Issues Involved: 1. Deduction for expenses incurred in connection with earning short-term capital gains. 2. Whether fees incurred were a diversion of income by overriding title. 3. Computation of full value of consideration after deducting fees. 4. Addition of fees to the cost of acquisition/improvement of assets.
Issue-wise Detailed Analysis:
1. Deduction for expenses incurred in connection with earning short-term capital gains: The assessee challenged the disallowance of professional and profit-sharing fees paid to ENAM Asset Management Co. Ltd. for portfolio management services against short-term capital gains. The Assessing Officer (A.O.) disallowed the deduction, stating that the fees were unrelated to the transactions resulting in capital gain. The CIT(A) upheld this view, denying the deduction under Section 48 of the Income Tax Act. The Tribunal referred to previous cases, including Devendra Motilal Kothari v. Dy. CIT, where the fees were not considered eligible for deduction in computing capital gains. The Tribunal upheld the CIT(A)'s decision, maintaining that the fees could not be deducted as they were not directly related to the capital gains transactions.
2. Whether fees incurred were a diversion of income by overriding title: The assessee argued that the fees paid to the portfolio manager should be considered a diversion of income by overriding title. This argument was based on the nature of the fees being directly related to the sale of shares. However, the Tribunal, referencing the case of Devendra Motilal Kothari, held that the fees did not constitute a diversion of income by overriding title. The Tribunal noted that the Mumbai Bench had previously determined that such fees were neither a cost of acquisition nor a cost of improvement and thus not deductible in computing capital gains.
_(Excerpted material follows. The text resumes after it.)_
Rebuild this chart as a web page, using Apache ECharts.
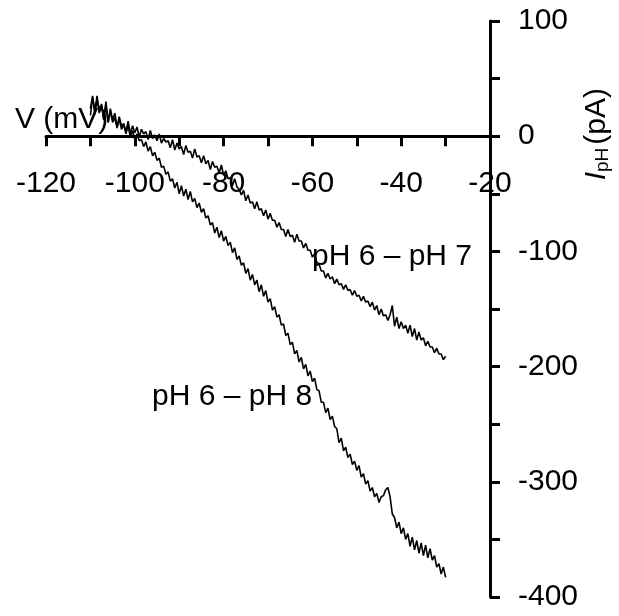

3. Computation of full value of consideration after deducting fees: The assessee contended that the full value of consideration received should be computed after deducting the fees paid. The Tribunal examined the agreements and clauses regarding the consideration payable to the portfolio manager. It was argued that the fees were directly related to the income from the transfer of shares. Despite these arguments, the Tribunal upheld the view that the fees could not be deducted from the full value of consideration received, aligning with the earlier decisions that such fees were not part of the computation of capital gains under Section 48.
4. Addition of fees to the cost of acquisition/improvement of assets: The assessee also argued that the fees should be added to the cost of acquisition or improvement of the assets. The Tribunal referred to the judgments in Devendra Motilal Kothari and KRA Holding & Trading (P.) Ltd., noting that the fees paid for portfolio management services were not considered as part of the cost of acquisition or improvement. The Tribunal emphasized the need for judicial discipline and consistency, stating that the earlier decisions should be respected unless there were compelling reasons to deviate. The Tribunal found no such reasons in this case and upheld the disallowance of the fees as part of the cost of acquisition or improvement.
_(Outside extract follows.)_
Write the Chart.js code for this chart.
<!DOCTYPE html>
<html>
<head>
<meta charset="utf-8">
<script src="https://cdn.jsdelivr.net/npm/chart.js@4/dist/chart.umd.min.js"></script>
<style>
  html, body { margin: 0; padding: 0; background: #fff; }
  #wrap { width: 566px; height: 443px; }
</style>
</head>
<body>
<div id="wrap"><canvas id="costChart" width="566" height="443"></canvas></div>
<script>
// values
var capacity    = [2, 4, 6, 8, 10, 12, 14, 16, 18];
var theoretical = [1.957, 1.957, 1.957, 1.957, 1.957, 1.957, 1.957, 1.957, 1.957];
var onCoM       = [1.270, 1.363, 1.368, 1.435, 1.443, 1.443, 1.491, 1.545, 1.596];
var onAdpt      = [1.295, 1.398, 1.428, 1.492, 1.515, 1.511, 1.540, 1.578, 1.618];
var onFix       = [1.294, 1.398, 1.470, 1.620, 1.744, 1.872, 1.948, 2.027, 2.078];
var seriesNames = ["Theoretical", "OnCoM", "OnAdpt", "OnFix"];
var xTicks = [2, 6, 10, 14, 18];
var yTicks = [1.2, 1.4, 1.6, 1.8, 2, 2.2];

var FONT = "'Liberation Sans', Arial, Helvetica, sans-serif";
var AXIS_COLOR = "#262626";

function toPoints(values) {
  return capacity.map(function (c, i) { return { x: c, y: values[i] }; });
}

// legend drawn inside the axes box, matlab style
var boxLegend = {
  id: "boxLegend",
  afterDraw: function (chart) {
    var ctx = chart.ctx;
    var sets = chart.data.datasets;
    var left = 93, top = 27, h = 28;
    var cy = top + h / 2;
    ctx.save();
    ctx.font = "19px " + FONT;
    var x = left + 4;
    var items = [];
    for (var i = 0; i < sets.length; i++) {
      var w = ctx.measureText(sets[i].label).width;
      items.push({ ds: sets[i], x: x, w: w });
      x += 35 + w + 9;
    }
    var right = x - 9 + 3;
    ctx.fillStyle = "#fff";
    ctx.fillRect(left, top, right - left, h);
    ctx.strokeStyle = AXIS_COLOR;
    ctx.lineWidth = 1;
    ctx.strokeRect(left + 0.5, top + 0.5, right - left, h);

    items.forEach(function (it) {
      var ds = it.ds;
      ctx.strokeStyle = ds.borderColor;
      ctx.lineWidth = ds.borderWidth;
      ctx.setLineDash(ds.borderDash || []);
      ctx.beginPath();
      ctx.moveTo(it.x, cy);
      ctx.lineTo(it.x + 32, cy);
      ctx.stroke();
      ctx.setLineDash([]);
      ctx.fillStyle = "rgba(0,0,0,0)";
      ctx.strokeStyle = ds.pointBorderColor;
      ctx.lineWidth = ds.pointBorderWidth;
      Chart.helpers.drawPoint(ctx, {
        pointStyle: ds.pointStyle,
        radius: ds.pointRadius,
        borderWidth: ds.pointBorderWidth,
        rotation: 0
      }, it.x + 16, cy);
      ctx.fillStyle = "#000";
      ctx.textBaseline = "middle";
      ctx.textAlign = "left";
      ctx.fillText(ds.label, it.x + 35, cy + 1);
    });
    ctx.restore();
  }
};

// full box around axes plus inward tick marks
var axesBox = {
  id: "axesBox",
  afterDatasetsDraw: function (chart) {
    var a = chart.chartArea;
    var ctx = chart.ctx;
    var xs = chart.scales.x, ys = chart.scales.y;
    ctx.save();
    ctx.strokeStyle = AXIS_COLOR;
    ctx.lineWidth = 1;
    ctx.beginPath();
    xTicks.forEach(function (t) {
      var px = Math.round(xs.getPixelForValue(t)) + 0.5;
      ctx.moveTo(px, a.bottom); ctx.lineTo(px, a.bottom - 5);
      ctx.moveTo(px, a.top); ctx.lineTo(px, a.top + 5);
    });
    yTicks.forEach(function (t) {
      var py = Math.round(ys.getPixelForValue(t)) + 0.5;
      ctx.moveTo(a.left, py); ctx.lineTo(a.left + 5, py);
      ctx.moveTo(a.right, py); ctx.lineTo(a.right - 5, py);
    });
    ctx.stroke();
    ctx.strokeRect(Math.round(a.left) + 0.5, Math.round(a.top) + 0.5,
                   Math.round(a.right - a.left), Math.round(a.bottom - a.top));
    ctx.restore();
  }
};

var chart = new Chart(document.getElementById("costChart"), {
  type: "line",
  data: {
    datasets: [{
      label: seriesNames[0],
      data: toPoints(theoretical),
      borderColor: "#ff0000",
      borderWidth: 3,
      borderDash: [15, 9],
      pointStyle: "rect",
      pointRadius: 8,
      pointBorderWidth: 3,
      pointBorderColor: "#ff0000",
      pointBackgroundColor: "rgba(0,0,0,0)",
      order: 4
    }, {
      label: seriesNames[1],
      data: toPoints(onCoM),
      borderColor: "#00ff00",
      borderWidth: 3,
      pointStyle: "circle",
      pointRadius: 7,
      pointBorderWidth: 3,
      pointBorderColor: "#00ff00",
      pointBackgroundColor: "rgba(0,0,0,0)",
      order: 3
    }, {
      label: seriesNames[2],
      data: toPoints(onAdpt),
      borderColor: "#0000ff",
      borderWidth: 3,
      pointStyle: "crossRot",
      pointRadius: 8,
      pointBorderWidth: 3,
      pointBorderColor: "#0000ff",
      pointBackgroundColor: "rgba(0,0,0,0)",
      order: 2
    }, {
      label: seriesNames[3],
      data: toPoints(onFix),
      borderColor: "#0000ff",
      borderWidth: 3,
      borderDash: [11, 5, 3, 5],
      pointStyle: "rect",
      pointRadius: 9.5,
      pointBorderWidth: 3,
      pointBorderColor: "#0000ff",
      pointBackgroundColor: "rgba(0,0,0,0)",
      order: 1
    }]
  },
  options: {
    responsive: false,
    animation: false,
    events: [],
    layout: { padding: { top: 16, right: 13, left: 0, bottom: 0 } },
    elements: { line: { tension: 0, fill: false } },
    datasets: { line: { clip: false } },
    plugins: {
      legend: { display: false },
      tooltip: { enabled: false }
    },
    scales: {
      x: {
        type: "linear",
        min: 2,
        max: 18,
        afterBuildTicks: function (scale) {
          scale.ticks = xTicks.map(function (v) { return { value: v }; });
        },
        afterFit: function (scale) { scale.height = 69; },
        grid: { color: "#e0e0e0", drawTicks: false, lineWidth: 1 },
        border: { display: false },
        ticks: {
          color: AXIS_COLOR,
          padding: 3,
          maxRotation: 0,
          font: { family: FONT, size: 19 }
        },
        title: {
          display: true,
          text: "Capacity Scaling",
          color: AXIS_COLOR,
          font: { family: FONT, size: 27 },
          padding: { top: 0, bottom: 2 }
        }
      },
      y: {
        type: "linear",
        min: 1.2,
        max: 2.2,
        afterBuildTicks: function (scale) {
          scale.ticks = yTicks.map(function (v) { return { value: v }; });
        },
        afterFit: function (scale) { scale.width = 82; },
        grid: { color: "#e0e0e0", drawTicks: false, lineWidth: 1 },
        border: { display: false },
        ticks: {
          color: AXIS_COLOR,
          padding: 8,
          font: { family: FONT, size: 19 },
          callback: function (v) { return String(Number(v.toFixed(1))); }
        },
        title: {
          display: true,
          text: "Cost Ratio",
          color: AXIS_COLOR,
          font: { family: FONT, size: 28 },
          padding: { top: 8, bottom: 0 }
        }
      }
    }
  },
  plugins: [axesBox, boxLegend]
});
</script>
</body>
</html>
Conclusion: The Tribunal dismissed the appeal, upholding the CIT(A)'s order and maintaining that the fees paid for portfolio management services could not be deducted in computing capital gains, were not a diversion of income by overriding title, could not be deducted from the full value of consideration received, and could not be added to the cost of acquisition or improvement of assets. The decision was based on the principles of judicial precedent and consistency with previous Tribunal rulings.